Critics worry that Kavanaugh would vote reliably with the other conservatives to reject challenges to voter suppression laws. In 2012, for instance, Kavanaugh wrote an opinion rejecting a challenge to South Carolina's voter ID law. The U.S. Department of Justice had blocked the law under the Voting Rights Act because it would have disproportionately impacted black voters, marking the first time since 1994 that the Department blocked a voter ID law. South Carolina appealed to the D.C. Circuit, which allowed the law to go into effect. Kavanaugh's opinion said the law was not discriminatory and noted that in recent years "many states … have enacted stronger voter ID laws."

A recent report from the Lawyers' Committee for Civil and Human Rights raises concerns that Kavanaugh adheres to the idea of a "color-blind Constitution" that, for example, does not conform to Supreme Court precedents allowing universities to use affirmative action policies to achieve diversity. The progressive think tank Demos agreed and explained that the "color-blind" approach "is a way of pretending that discrimination does not exist, or that it would disappear if we would just not focus on it."

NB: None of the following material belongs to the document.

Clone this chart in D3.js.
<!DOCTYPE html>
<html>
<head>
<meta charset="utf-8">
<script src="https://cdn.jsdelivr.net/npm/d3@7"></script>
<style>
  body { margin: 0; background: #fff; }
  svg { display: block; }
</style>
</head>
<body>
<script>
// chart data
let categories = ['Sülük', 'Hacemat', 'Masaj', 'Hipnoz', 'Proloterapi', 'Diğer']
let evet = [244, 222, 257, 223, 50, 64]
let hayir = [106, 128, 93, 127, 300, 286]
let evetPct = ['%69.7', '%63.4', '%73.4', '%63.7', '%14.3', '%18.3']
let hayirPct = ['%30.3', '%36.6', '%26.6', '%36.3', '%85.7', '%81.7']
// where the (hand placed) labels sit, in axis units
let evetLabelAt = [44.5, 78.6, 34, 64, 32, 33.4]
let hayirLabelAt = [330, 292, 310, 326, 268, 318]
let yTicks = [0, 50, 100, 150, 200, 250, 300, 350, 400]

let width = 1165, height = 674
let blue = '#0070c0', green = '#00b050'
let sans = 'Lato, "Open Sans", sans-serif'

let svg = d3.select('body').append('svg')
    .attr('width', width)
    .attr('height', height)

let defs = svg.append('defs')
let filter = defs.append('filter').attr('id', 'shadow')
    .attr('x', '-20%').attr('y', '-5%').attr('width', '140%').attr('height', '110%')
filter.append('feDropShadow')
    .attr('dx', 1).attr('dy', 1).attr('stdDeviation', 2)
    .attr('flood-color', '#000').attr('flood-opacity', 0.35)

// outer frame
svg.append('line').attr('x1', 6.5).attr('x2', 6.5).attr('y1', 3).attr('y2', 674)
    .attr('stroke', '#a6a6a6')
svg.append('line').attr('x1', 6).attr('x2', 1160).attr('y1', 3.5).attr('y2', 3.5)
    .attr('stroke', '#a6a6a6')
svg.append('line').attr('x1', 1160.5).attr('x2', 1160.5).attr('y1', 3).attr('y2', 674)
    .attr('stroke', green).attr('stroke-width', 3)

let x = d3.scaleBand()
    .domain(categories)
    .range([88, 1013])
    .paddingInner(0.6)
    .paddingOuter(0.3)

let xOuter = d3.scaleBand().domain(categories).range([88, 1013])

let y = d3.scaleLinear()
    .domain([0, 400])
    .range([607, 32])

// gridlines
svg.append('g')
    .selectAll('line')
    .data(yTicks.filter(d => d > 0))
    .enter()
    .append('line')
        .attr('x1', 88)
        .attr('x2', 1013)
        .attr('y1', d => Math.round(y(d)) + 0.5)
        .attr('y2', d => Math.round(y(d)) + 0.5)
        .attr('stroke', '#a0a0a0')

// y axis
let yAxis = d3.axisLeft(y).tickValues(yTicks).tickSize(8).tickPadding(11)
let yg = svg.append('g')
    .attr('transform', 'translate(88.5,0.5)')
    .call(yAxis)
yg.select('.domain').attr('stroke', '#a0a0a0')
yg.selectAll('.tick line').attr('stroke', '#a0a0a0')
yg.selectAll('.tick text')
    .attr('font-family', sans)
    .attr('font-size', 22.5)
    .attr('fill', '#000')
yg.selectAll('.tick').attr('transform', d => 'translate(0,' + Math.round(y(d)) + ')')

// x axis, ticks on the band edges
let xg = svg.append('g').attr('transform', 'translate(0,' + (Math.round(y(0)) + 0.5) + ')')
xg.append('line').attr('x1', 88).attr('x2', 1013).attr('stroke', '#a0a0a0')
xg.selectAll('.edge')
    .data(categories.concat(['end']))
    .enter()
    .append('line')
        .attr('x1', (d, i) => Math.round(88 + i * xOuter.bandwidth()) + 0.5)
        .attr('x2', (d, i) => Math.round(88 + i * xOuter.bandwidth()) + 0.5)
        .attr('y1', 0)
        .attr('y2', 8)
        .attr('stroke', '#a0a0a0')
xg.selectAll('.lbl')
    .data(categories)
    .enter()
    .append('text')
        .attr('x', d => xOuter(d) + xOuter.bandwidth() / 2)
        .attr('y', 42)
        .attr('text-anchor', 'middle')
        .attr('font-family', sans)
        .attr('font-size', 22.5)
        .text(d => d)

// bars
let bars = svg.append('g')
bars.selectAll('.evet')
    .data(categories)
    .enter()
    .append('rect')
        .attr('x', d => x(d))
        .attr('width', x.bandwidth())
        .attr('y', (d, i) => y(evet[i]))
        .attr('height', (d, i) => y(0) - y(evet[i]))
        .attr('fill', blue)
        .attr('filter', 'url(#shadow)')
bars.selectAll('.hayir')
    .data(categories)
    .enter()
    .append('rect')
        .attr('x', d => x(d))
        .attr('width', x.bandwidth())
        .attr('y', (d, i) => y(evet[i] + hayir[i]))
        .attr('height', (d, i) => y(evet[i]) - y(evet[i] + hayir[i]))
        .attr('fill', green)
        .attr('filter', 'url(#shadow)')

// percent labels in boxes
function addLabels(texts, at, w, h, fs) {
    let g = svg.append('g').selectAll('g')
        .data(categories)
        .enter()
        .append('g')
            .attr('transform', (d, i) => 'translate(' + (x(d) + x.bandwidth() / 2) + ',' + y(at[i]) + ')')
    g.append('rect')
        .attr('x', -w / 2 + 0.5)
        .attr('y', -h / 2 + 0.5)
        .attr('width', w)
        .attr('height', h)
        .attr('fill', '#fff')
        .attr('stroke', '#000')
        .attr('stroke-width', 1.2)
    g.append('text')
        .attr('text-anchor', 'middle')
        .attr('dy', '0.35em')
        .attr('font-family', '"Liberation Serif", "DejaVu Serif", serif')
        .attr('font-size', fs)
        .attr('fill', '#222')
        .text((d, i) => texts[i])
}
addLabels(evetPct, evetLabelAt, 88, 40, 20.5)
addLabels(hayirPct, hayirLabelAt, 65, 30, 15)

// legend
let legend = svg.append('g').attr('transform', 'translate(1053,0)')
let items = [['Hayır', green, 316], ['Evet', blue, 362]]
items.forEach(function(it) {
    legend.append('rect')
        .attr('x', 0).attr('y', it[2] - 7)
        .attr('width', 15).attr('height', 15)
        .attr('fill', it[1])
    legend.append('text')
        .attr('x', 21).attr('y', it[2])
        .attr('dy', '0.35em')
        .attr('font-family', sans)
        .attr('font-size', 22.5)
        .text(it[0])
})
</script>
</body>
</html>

Kavanaugh's Supreme Court nomination comes amid a record number of confirmations of President Trump's judicial nominees, 90 percent of whom are white. And it is happening while Trump faces allegations of criminal activity and possible impeachment. Even though he worked for Kenneth Starr's investigation of President Bill Clinton, Kavanaugh changed his mind about investigating the president after Clinton left office and he went to work for President George W. Bush. He has since said that the law authorizing special prosecutors like Starr is unconstitutional and that a sitting president cannot face criminal charges.

Despite the many concerns about Kavanaugh's record, Republican leaders in the Senate are moving at a brisk clip, with the goal of confirming Kavanaugh before the November election.